The head of Saudi state-owned TV network Al Arabiya said on Sunday said that if the U.S. sanctions Saudi Arabia, “no one should rule out the oil price jumping to $100, or $200, or even double that figure.”  The world oil market is already facing tighter supplies from the one-third drop in Iranian oil exports seen so far ahead of full U.S. sanctions on Iran on Nov 5.  Saudi Arabia could easily push oil prices sharply higher simply by refusing to continue with its production boost to offset lower Iranian oil production.

European markets focus on German election outcome, Italian budget, and Brexit — The European markets on Monday will respond to the CSU party’s poor showing in Sunday’s election for the Bavarian state parliament, which undercut German Chancellor Merkel’s political strength since the CSU is Ms.

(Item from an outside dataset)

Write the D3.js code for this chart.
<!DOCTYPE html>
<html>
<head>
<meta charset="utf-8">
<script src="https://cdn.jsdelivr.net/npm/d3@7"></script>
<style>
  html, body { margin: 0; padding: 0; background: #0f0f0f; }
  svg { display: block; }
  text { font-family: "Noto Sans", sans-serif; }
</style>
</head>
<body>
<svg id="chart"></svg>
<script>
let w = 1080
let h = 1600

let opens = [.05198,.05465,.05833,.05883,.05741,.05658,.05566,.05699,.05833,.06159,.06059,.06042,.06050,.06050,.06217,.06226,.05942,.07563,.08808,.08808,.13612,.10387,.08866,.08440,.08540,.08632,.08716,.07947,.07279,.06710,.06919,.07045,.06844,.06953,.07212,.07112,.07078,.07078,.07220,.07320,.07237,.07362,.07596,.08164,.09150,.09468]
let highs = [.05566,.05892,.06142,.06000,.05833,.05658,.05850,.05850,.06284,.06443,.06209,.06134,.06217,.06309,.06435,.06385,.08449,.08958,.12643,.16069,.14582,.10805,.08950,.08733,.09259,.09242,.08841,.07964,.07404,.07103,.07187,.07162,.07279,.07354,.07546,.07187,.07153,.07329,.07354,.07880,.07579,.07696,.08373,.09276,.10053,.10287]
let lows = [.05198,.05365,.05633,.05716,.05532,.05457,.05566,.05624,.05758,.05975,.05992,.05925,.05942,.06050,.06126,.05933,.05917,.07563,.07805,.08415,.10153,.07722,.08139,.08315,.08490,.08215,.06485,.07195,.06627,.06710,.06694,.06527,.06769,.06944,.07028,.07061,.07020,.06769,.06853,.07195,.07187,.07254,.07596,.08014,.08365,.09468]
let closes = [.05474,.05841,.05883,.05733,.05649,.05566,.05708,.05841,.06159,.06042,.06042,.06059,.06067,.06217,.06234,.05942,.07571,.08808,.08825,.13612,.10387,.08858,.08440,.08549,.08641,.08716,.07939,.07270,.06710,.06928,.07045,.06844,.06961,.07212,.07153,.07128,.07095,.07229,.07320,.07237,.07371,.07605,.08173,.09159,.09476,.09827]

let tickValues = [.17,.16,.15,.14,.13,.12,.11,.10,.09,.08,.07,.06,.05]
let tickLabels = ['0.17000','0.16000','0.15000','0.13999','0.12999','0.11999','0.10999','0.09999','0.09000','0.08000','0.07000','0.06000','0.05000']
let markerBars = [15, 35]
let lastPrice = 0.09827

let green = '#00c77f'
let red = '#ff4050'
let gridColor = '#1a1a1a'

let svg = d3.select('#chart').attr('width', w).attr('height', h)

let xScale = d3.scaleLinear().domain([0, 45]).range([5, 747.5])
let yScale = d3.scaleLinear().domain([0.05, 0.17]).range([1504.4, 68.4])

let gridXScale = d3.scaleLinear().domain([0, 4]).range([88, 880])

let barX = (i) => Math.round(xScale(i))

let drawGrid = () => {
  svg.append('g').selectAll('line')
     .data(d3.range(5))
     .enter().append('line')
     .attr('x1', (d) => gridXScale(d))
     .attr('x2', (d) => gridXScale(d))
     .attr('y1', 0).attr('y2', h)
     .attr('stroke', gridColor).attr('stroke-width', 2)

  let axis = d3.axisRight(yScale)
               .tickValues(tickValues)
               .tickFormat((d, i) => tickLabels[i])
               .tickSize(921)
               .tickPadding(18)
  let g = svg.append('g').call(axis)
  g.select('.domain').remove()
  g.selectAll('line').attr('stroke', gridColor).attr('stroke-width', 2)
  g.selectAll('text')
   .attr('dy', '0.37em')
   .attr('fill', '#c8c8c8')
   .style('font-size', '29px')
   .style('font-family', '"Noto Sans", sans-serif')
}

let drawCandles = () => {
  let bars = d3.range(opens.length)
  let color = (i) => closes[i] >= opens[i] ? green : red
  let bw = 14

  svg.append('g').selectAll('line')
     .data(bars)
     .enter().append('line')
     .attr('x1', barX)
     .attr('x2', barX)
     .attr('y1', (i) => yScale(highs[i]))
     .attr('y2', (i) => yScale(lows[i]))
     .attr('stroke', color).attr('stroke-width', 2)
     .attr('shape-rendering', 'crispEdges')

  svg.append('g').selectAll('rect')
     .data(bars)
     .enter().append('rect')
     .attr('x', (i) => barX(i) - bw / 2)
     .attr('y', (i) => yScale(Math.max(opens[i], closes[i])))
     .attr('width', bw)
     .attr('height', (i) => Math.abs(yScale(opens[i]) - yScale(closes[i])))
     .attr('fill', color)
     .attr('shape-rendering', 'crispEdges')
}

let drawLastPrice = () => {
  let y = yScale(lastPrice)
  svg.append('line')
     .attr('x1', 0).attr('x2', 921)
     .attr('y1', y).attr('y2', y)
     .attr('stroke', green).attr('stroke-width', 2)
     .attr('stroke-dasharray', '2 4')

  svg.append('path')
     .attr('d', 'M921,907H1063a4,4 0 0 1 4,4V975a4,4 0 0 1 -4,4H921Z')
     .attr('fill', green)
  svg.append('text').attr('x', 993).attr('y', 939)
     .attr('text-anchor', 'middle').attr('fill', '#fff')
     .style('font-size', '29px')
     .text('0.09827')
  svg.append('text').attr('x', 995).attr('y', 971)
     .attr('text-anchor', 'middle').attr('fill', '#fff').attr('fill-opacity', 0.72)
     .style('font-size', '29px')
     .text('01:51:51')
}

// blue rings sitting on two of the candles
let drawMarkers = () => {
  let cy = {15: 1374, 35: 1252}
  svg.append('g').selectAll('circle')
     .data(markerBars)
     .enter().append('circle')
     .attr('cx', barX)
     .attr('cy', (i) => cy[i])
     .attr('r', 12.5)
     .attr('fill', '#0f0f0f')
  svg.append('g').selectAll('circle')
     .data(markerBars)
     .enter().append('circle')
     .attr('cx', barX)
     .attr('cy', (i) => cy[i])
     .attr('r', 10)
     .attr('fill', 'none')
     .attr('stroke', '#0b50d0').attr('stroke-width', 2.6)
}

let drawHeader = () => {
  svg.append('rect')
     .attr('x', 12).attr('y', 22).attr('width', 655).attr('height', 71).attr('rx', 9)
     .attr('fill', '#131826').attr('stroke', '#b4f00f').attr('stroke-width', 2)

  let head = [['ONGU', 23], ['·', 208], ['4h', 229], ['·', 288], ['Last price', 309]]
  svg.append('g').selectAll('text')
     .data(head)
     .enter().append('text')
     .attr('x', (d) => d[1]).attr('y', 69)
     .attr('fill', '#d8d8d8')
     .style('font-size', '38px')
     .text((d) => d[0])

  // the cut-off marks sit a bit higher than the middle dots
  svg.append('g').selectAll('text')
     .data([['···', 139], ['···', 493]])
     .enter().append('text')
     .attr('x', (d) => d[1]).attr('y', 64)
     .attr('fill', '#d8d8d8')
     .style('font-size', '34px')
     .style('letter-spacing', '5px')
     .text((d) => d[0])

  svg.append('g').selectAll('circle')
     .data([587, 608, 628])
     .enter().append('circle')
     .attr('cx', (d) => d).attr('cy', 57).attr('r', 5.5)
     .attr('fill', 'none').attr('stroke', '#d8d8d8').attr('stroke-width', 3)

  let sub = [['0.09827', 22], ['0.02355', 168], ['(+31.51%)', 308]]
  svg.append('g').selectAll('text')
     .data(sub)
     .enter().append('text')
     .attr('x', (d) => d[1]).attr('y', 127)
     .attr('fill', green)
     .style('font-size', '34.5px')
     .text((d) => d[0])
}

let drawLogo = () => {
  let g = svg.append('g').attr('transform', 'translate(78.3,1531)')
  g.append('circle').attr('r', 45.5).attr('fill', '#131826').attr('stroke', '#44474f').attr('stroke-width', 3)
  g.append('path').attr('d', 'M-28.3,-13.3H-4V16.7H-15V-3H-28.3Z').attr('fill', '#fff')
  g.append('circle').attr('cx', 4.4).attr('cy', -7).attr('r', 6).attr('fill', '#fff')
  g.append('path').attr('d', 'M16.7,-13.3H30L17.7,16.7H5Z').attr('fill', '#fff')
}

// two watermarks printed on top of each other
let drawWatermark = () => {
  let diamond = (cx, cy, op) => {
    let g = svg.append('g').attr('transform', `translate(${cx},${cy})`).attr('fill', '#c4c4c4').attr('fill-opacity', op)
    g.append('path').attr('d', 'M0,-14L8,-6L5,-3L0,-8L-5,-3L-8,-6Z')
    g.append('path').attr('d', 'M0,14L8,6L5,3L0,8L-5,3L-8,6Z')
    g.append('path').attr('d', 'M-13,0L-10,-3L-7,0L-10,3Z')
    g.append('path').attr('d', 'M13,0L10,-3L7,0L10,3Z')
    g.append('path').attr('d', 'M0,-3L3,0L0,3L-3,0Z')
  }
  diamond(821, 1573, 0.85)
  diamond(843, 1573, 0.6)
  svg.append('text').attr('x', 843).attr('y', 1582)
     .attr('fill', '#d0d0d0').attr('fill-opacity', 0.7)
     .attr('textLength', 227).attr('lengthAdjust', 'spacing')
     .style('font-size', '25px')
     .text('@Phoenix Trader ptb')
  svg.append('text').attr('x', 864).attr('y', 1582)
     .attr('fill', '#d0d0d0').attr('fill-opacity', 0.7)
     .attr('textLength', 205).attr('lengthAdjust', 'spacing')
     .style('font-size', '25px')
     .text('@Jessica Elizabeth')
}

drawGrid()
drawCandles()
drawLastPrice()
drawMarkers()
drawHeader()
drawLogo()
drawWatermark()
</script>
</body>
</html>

Merkel’s sister party.

The European markets will also respond to Italy’s submission today of its 2019 budget and whether EU officials will reject it as out of compliance with Eurozone fiscal rules.  The markets are hoping that the EU will reluctantly accept Italy’s budget because they are afraid of an ugly showdown if the EU begins the excessive deficit procedure.  The Italian-German 10-year bond yield spread last Friday rose to a new 5-1/2 year high of 308 bp.

On Brexit, the EU and UK will apparently miss Monday’s self-imposed deadline for a Brexit divorce deal, which was set so that the EU at this week’s 2-day summit (Wed-Thu) could decide whether to call a special EU summit for November to ratify a Brexit deal.  There were reports Sunday afternoon that the EU/UK talks were deadlocked, suggesting Monday’s deadline will be missed.

Asia markets to focus on Chinese stocks and economic data — The Asian markets this week will focus mainly on Chinese stocks as the Shanghai Composite index last week plunged to a new 3-3/4 year low and closed -7.6% lower on the week.  The index has now corrected lower by a hefty -29.28% from January’s 2-3/4 year high.

The markets are expecting Thursday’s Q3 Chinese GDP report to ease just slightly to +6.6% from Q2’s +6.7%, but the markets will be on guard for any unexpected weakness from trade tensions.  Other Chinese economic data includes Monday’s China Sep CPI (expected +2.5% vs Aug’s +2.3%), Thursday’s Sep industrial production (expected +6.0% vs Aug’s +6.1%) and Sep retail sales (expected unch from Aug at +9.0% y/y), and Friday’s Sep new home prices.

U.S. Q3 earnings week begins with strong expectations but with worries about tariff effects— Q3 earnings season begins in earnest this week with 54 of the S&P 500 companies scheduled to report.  Notable reports include Bank of America on Monday; Goldman Sachs, Morgan Stanley, IBM, and Netflix on Tuesday; US Bancorp and Abbott Labs on Wednesday; Amex and PayPal on Thursday; and Procter & Gamble, Honeywell, and Schlumberger on Friday.

The consensus is for another quarter of stellar SPX earnings growth in Q3 of +21.5%.  However, that would be down from peak growth of +26.6% in Q1.  In addition, the markets are nervous about any warnings in management earnings calls about lower profit margins caused by tariffs.  On a calendar year basis, the consensus is for earnings growth to downshift to +10.3% in 2019 after stellar growth of +23.1% in 2018 from the Jan 1 tax cuts.

U.S. retail sales expected to show continued strength — The market consensus is for today’s Sep U.S. retail sales report to show strong increases of +0.6% and +0.4% ex-autos, following Aug’s report of +0.1% and +0.3% ex-autos.  On a year-on-year basis, Aug retail sales rose sharply by +6.6% and +7.3% ex-autos.